Work on Feeling Good Without Working

by Editorial Board on February 5, 2014 · 0 comments

in Uncategorized,Health & Wellness,Living with a Disability

When Social Security Disability benefits replace the income you had from a job, stop and assess how you feel about not working. While you continue to provide for your family in a different way, you may still feel dissatisfied about life without a job.

A lot of us determine our self-worth by our ability to take care of our families through the work we do. When a disability comes along and you can’t work, you may begin to feel down because you think you’re no longer able to provide for others.
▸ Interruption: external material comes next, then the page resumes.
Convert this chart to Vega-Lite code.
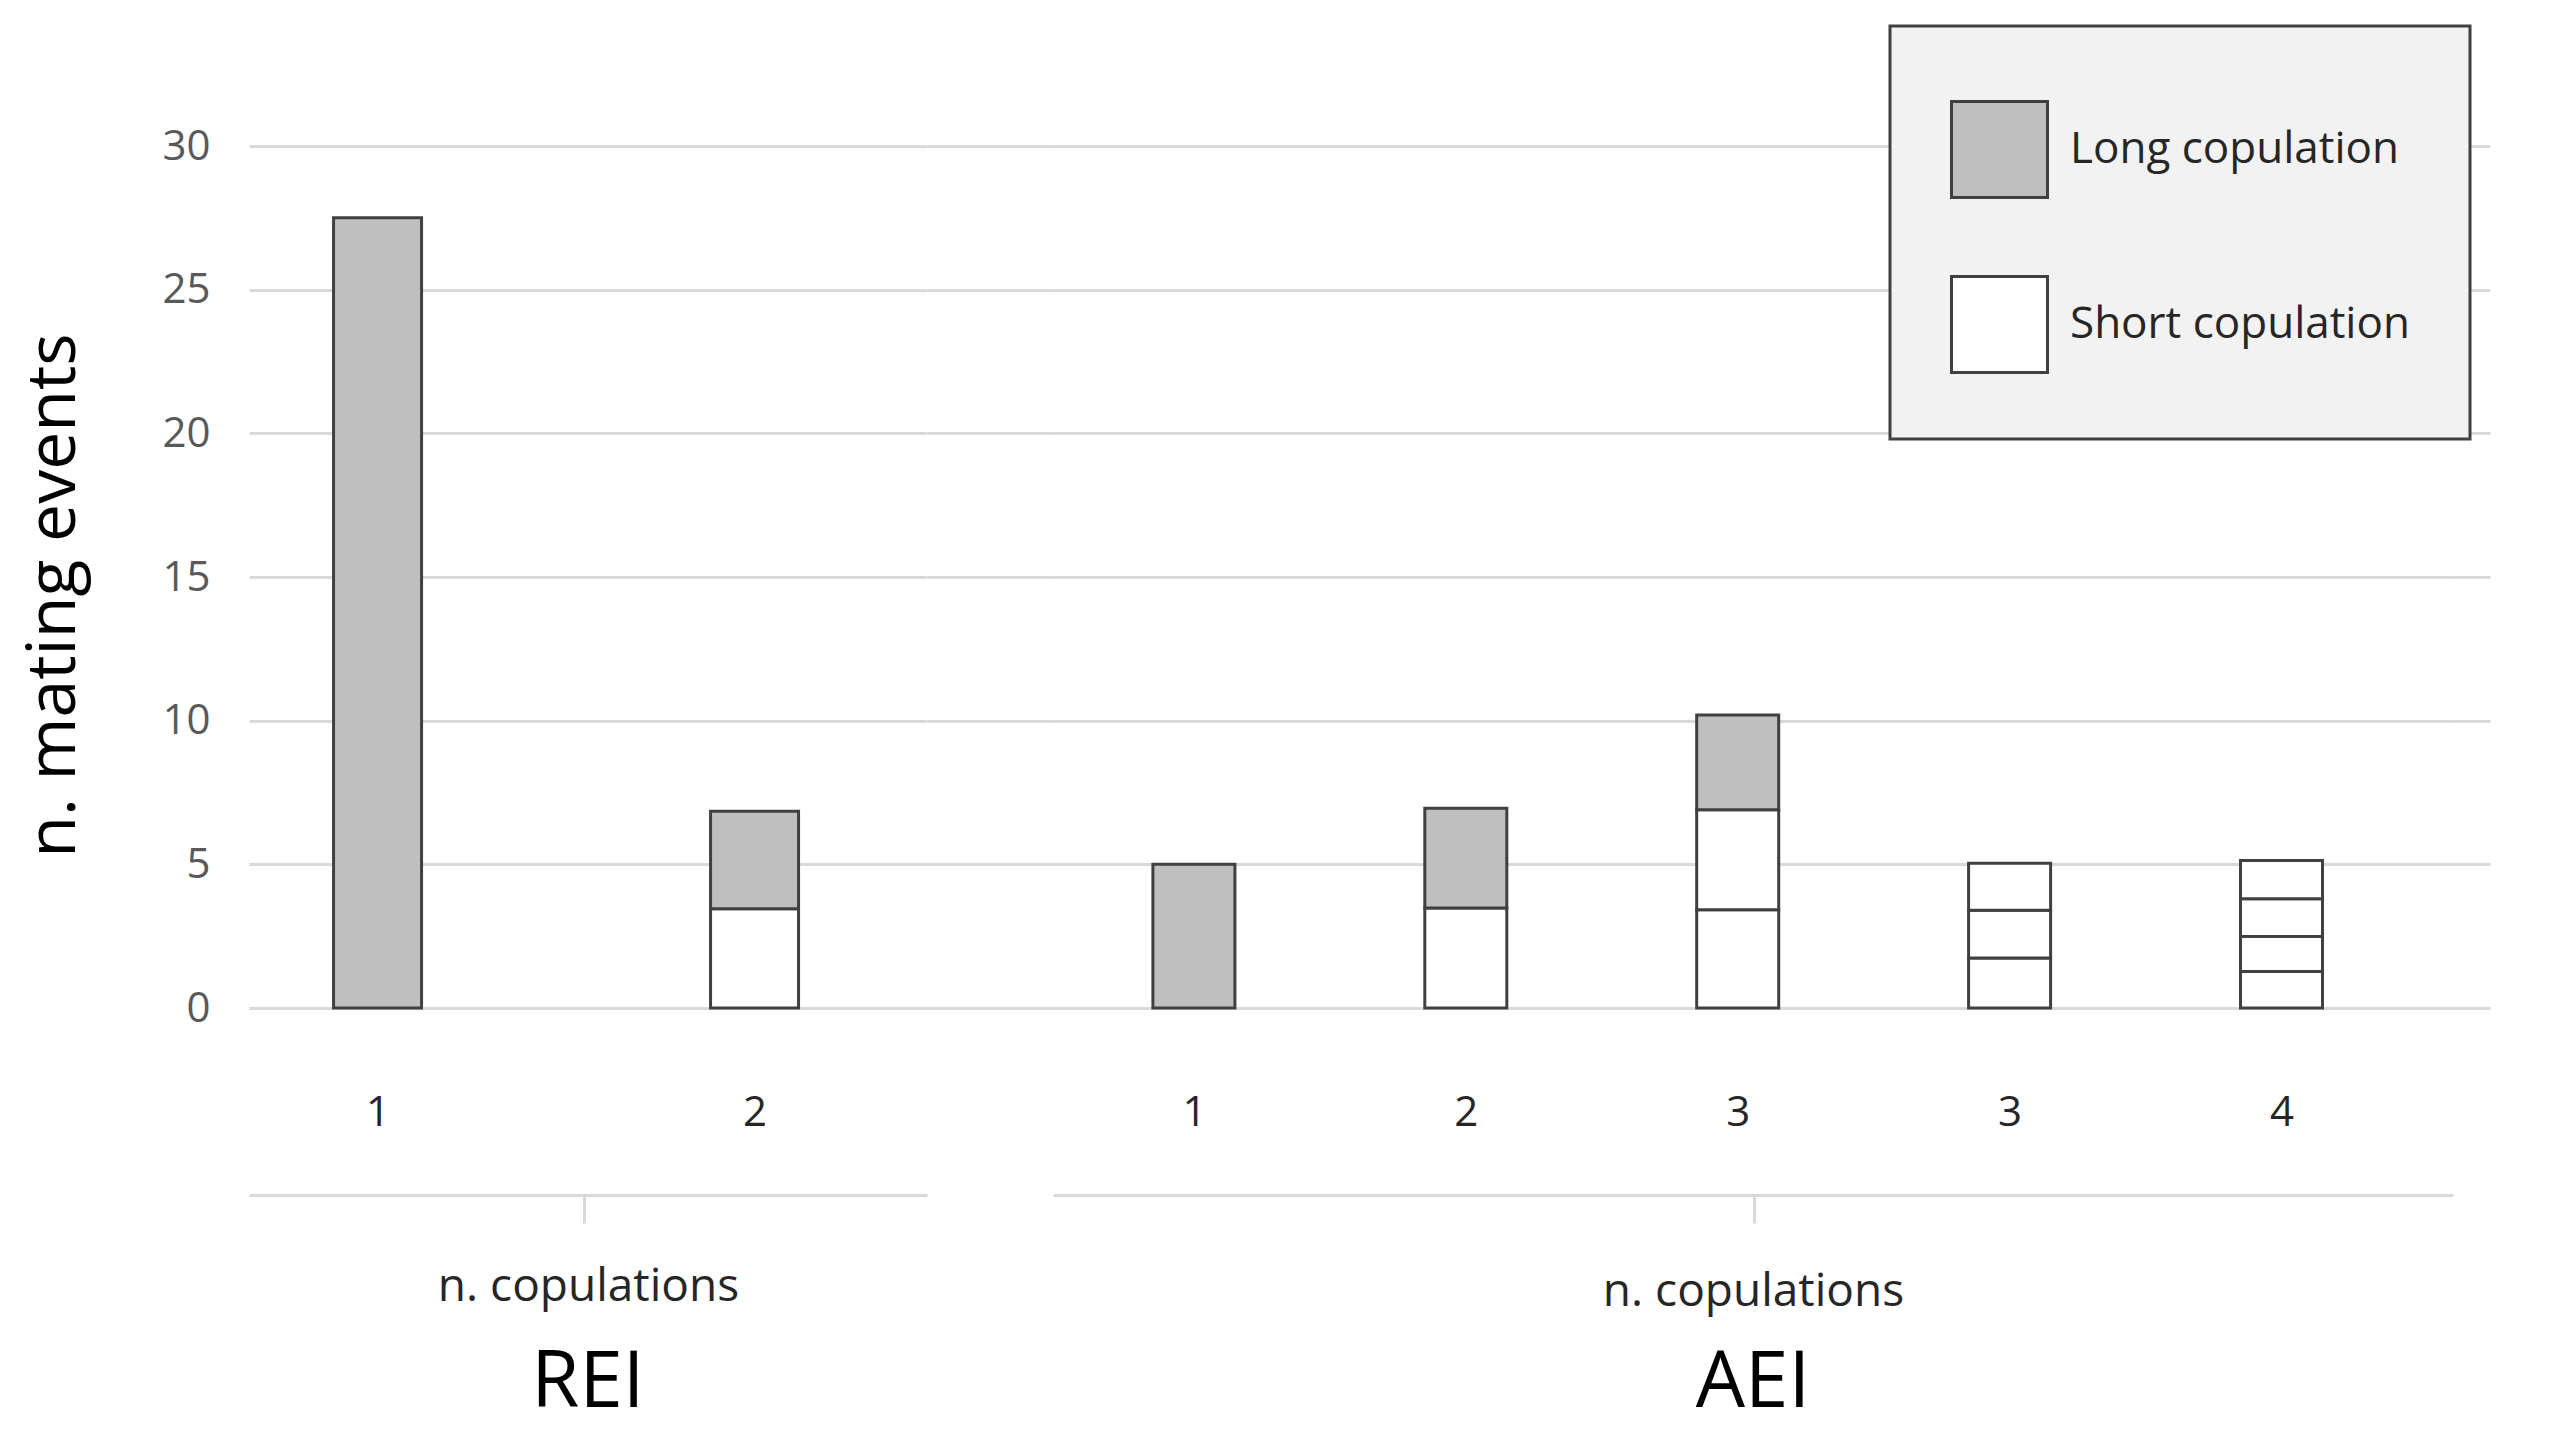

Working isn’t the only way to provide for your family. Filing for and getting Social Security Disability benefits could also give you a monthly income that financially supports your family.

Work satisfaction comes in many forms: From doing a good job, from public recognition or praise from the boss, from being depended on for answers, from the camaraderie of the workplace itself.

You can still seek out this type of gratification in other areas of your life while on Social Security Disability benefits. Here are a few ideas on how to apply your expertise and life experience to get personal gratification in return.

Help those you know
Do you have a student in your household or extended family who could benefit from your advice or tutoring? What about a friend or family member with a small business who can benefit from your experience? You don’t have to do these types of activities often for them to be of great value to others. Being appreciated for the help you’re giving can be just as rewarding as traditional workplace recognition.

Volunteer in the community
Volunteer opportunities are often set up for people who can only do tasks for a few hours a week. Volunteering experiences vary from churches to hospitals to museums – and the environment may be similar to what your job was. Typically you’ll be able to put in as much time as you can handle, and you’ll often find it’s as rewarding as your paid position.

Organizational work
Join clubs or organizations that line up with your interests. After a while, you’ll learn how the group is run and you may consider taking a leadership role. Groups are usually run by an elected or appointed board, and typically the workload for board members is just a few hours a month. This type of work is similar to volunteering, and the work is very much like working in a business. Your participation in the organization as a member, in addition to your leadership position within the group, can be a rewarding experience.

Know your limitations
Your work was a constant element and large part of your life, and although you can no longer work, or even do full time work substitutes, you can do other things within your limitations. You can still find the good feelings, gratification, and sense of accomplishment you got from work through alternate activities. And when you regularly schedule these activities you’re your life, you’ll find a new way to feel valued, driven, and happy.